Why do the default Tropics numbers differ from the overclocking baseline?
Ie, page 4, trinity tropics 1280x1024 is at 24fps.
Page 6, at the overclocking baseline 800Mhz, same resolution, 29fps?
Phoronix: AMD Radeon HD 7660D On Linux
In my Linux preview article to the AMD A10-5800K "Trinity" APU I shared some initial benchmarks of the integrated Radeon HD 7660D graphics and compared those results to various NVIDIA and AMD discrete graphics cards. In this article are more Radeon HD 7660D Linux graphics benchmarks. In particular, there are results from the A10-5800K graphics when overclocking the GPU core along with benchmarks comparing this high-end Trinity APU to last year's A8-3870K "Llano" APU with Radeon HD 6550D graphics.
http://www.phoronix.com/vr.php?view=17959
Why do the default Tropics numbers differ from the overclocking baseline?
Ie, page 4, trinity tropics 1280x1024 is at 24fps.
Page 6, at the overclocking baseline 800Mhz, same resolution, 29fps?
You should post more details regarding the RAM in future, especially when talking about APUs.
Faster ram = more fps.
I would like to see how these numbers match up against Win7 marks.
So for the not-particularly-GPU-intensive open source games Trinity had a nice bump in framerates. Then you get to the Unigine benchmarks that actually use real GPU features from more recent versions of OpenGL and Trinity either loses to or barely keeps up with the Llano.... any reason for this? Frankly, I find the Unigine benchmarks to be a much more accurate indicator of the real GPU strength of these chips. Under Windows I think that Trinity wins in these benchmarks vs. Llano, so what is the issue holding up Trinity here (drivers... again?)?

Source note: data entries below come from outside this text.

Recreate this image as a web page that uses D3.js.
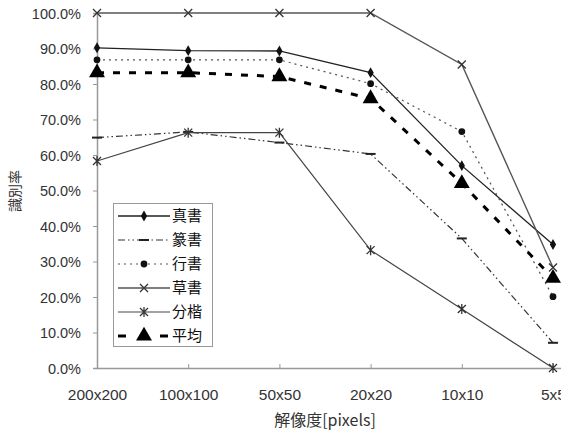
<!DOCTYPE html>
<html><head><meta charset="utf-8">
<script src="https://cdn.jsdelivr.net/npm/d3@7"></script>
<style>body{margin:0;background:#fff}svg{display:block}</style>
</head><body><svg id="c" width="561" height="434"></svg>
<script>
const categories = ["200x200","100x100","50x50","20x20","10x10","5x5"];
const yTicks = [0,10,20,30,40,50,60,70,80,90,100];
const seriesNames = ["真書","篆書","行書","草書","分楷","平均"];
const shinsho = [90.2,89.4,89.3,83.2,57.0,34.8];
const tensho  = [64.9,66.5,63.5,60.3,36.5,7.1];
const gyosho  = [86.8,86.8,86.8,80.1,66.6,20.1];
const sosho   = [100,100,100,100,85.5,28.3];
const bunkai  = [58.3,66.3,66.3,33.2,16.6,0];
const heikin  = [83.2,83.2,82.1,75.9,52.0,25.3];

const svg = d3.select("#c");
const x = d3.scalePoint().domain(categories).range([97,553]);
const y = d3.scaleLinear().domain([0,100]).range([368,13]);
const font = "'Liberation Sans', Arial, sans-serif";
const cjk = "'Noto Sans CJK JP', sans-serif";

const styles = [
  {color:"#222", width:1.3, dash:null, marker:"diamond"},
  {color:"#333", width:1.2, dash:"7,3,1.5,3,1.5,3", marker:"hdash"},
  {color:"#555", width:1.2, dash:"2,4", marker:"circle"},
  {color:"#555", width:1.4, dash:null, marker:"x"},
  {color:"#444", width:1.2, dash:null, marker:"star"},
  {color:"#000", width:3, dash:"7,9", marker:"triangle"}
];
const data = [shinsho,tensho,gyosho,sosho,bunkai,heikin];

// axes
const yAxis = d3.axisLeft(y).tickValues(yTicks).tickSize(4).tickFormat(d=>d3.format(".1f")(d)+"%");
const gy = svg.append("g").attr("transform","translate(97,0)").call(yAxis);
gy.select(".domain").attr("stroke","#999").attr("stroke-width",1.5);
gy.selectAll(".tick line").attr("stroke","#999");
gy.selectAll("text").attr("font-family",font).attr("font-size",14.5).attr("fill","#333").attr("dx",-9).attr("dy","0.36em");

const xAxis = d3.axisBottom(x).tickSize(-4).tickSizeOuter(0);
const gx = svg.append("g").attr("transform","translate(0,368)").call(xAxis);
gx.select(".domain").attr("stroke","#999").attr("stroke-width",1.5).attr("d","M97,0.5H561");
gx.selectAll(".tick line").attr("stroke","#999");
gx.selectAll("text").attr("font-family",font).attr("font-size",15.5).attr("fill","#333").attr("dy",28.5);

// titles
svg.append("text").attr("transform","translate(15,191) rotate(-90)").attr("text-anchor","middle")
  .attr("dy","0.35em").attr("font-family",cjk).attr("font-size",14).attr("fill","#333").text("識別率");
svg.append("text").attr("x",325).attr("y",426).attr("text-anchor","middle")
  .attr("font-family",cjk).attr("font-size",16).attr("fill","#333").text("解像度[pixels]");

function drawMarker(g, type, cx, cy, color){
  if(type==="diamond"){
    g.append("path").attr("d",d3.symbol(d3.symbolDiamond,34)()).attr("transform",`translate(${cx},${cy})`).attr("fill","#111");
  } else if(type==="hdash"){
    g.append("line").attr("x1",cx-5).attr("x2",cx+5).attr("y1",cy).attr("y2",cy).attr("stroke","#222").attr("stroke-width",2);
  } else if(type==="circle"){
    g.append("circle").attr("cx",cx).attr("cy",cy).attr("r",3.4).attr("fill","#111");
  } else if(type==="x"){
    g.append("path").attr("d",`M${cx-4},${cy-4}L${cx+4},${cy+4}M${cx-4},${cy+4}L${cx+4},${cy-4}`).attr("stroke","#333").attr("stroke-width",1.3);
  } else if(type==="star"){
    g.append("path").attr("d",`M${cx-4},${cy-4}L${cx+4},${cy+4}M${cx-4},${cy+4}L${cx+4},${cy-4}M${cx},${cy-5}L${cx},${cy+5}`).attr("stroke","#333").attr("stroke-width",1.3);
  } else if(type==="triangle"){
    g.append("path").attr("d",d3.symbol(d3.symbolTriangle,110)()).attr("transform",`translate(${cx},${cy})`).attr("fill","#000");
  }
}

const line = d3.line().x((d,i)=>x(categories[i])).y(d=>y(d));
data.forEach((vals,k)=>{
  const s = styles[k];
  const g = svg.append("g");
  g.append("path").attr("d",line(vals)).attr("fill","none").attr("stroke",s.color)
    .attr("stroke-width",s.width).attr("stroke-dasharray",s.dash);
  vals.forEach((v,i)=>drawMarker(g,s.marker,x(categories[i]),y(v),s.color));
});

// legend
const lg = svg.append("g");
lg.append("rect").attr("x",113.5).attr("y",203.5).attr("width",99).attr("height",143).attr("fill","#fff").attr("stroke","#999");
seriesNames.forEach((n,k)=>{
  const s = styles[k];
  const ly = 216 + k*24;
  lg.append("line").attr("x1",118).attr("x2",170).attr("y1",ly).attr("y2",ly).attr("stroke",s.color)
    .attr("stroke-width",s.width).attr("stroke-dasharray",k===5?"8,34":s.dash);
  drawMarker(lg,s.marker,144,ly,s.color);
  lg.append("text").attr("x",172).attr("y",ly).attr("dy","0.35em").attr("font-family",cjk)
    .attr("font-size",15).attr("fill","#111").text(n);
});
</script></body></html>
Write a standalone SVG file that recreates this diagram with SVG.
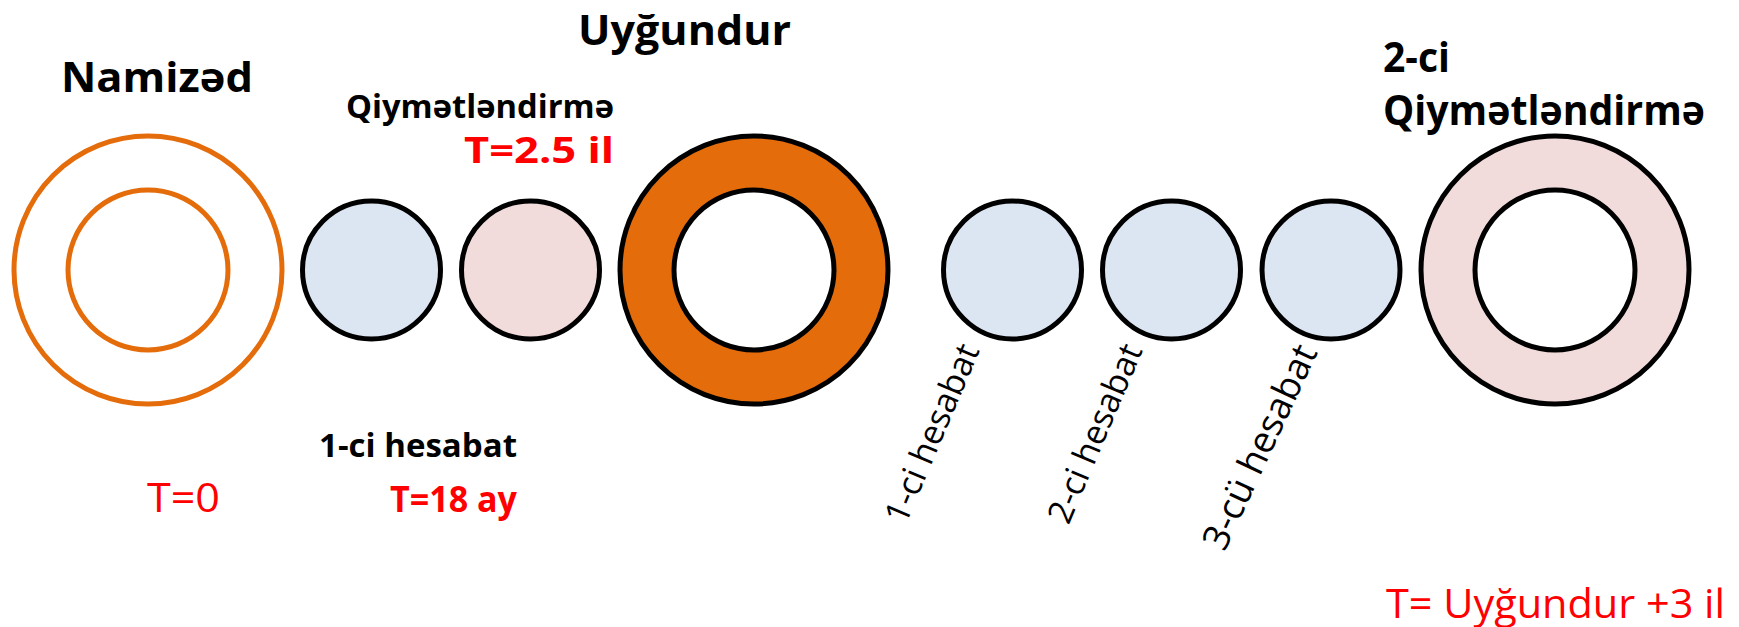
<svg xmlns="http://www.w3.org/2000/svg" width="1739" height="627" viewBox="0 0 1739 627">
<style>
.ring{stroke:#000;stroke-width:5}
.orl{fill:none;stroke:#E46C0A;stroke-width:5}
.blue{fill:#DCE6F2;stroke:#000;stroke-width:5}
.pink{fill:#F2DCDB;stroke:#000;stroke-width:5}
.hole{fill:#fff;stroke:#000;stroke-width:5}
text{font-family:"Open Sans","Noto Sans","DejaVu Sans",sans-serif}
.t1{font-weight:700;font-size:42px;fill:#000}
.t2{font-weight:700;font-size:33px;fill:#000}
.r2{font-weight:700;font-size:35px;fill:#FF0000}
.r1{font-weight:400;font-size:40px;fill:#FF0000}
.lab{font-weight:400;font-size:34px;fill:#000}
</style>
<rect width="1739" height="627" fill="#fff"/>
<g id="connectors"></g>
<g id="namized">
<circle class="orl" cx="148" cy="270" r="134"/>
<circle class="orl" cx="148" cy="270" r="80"/>
<text class="t1" x="61" y="92" textLength="192" lengthAdjust="spacingAndGlyphs">Namizəd</text>
<text class="r1" x="147" y="512" textLength="73" lengthAdjust="spacingAndGlyphs">T=0</text>
</g>
<g id="hesabat1">
<circle class="blue" cx="371.5" cy="270" r="69"/>
<text class="t2" x="319" y="457" textLength="198" lengthAdjust="spacingAndGlyphs">1-ci hesabat</text>
<text class="r2" x="390" y="512" textLength="127" lengthAdjust="spacingAndGlyphs">T=18 ay</text>
</g>
<g id="qiymetlendirme1">
<circle class="pink" cx="530.5" cy="270" r="69"/>
<text class="t2" x="346" y="118" textLength="268" lengthAdjust="spacingAndGlyphs">Qiymətləndirmə</text>
<text class="r2" x="464" y="163" textLength="150" lengthAdjust="spacingAndGlyphs">T=2.5 il</text>
</g>
<g id="uygundur">
<circle class="ring" cx="754" cy="270" r="134" fill="#E46C0A"/>
<circle class="hole" cx="754" cy="270" r="80"/>
<text class="t1" x="578" y="45" textLength="213" lengthAdjust="spacingAndGlyphs">Uyğundur</text>
</g>
<g id="hesabat-a">
<circle class="blue" cx="1012.5" cy="270" r="69"/>
<text class="lab" transform="translate(980,350) rotate(-67)" text-anchor="end">1-ci hesabat</text>
</g>
<g id="hesabat-b">
<circle class="blue" cx="1171.5" cy="270" r="69"/>
<text class="lab" transform="translate(1143,350) rotate(-67)" text-anchor="end">2-ci hesabat</text>
</g>
<g id="hesabat-c">
<circle class="blue" cx="1331" cy="270" r="69"/>
<text class="lab" transform="translate(1318,352) rotate(-65)" text-anchor="end" style="font-size:37px">3-cü hesabat</text>
</g>
<g id="qiymetlendirme2">
<circle class="pink" cx="1555" cy="270" r="134"/>
<circle class="hole" cx="1555" cy="270" r="80"/>
<text class="t1" x="1383" y="72" textLength="67" lengthAdjust="spacingAndGlyphs">2-ci</text>
<text class="t1" x="1383" y="125" textLength="322" lengthAdjust="spacingAndGlyphs">Qiymətləndirmə</text>
<text class="r1" x="1386" y="618" textLength="339" lengthAdjust="spacingAndGlyphs">T= Uyğundur +3 il</text>
</g>
</svg>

There's something a bit odd with the Unigine numbers (see curaga's post above). Unless I'm missing something, the first Unigine Tropics graph (Llano vs Trinity at 1280x1024) showed the two running at about the same speed...
Llano - 24.41
Trinity - 24.84
... while the second graph (Trinity only, different clocks, 1280x1024) showed 29.64 at default clocks (considerably faster than Llano).
Can't do the same cross-check with Sanctuary, unfortunately, because the screen res is different between the graphs.
I think there are still a lot of issues with the virtual memory code - which i think was turned off by default in the 9.0 release, but left on in git master.
Perhaps that is the issue?
There was an entire Phoronix article dedicated to the topic:
http://www.phoronix.com/scan.php?page=article&item=amd_trinity_ddr3&num=1
I would like to see kernel compilation times or something else usefull , but games.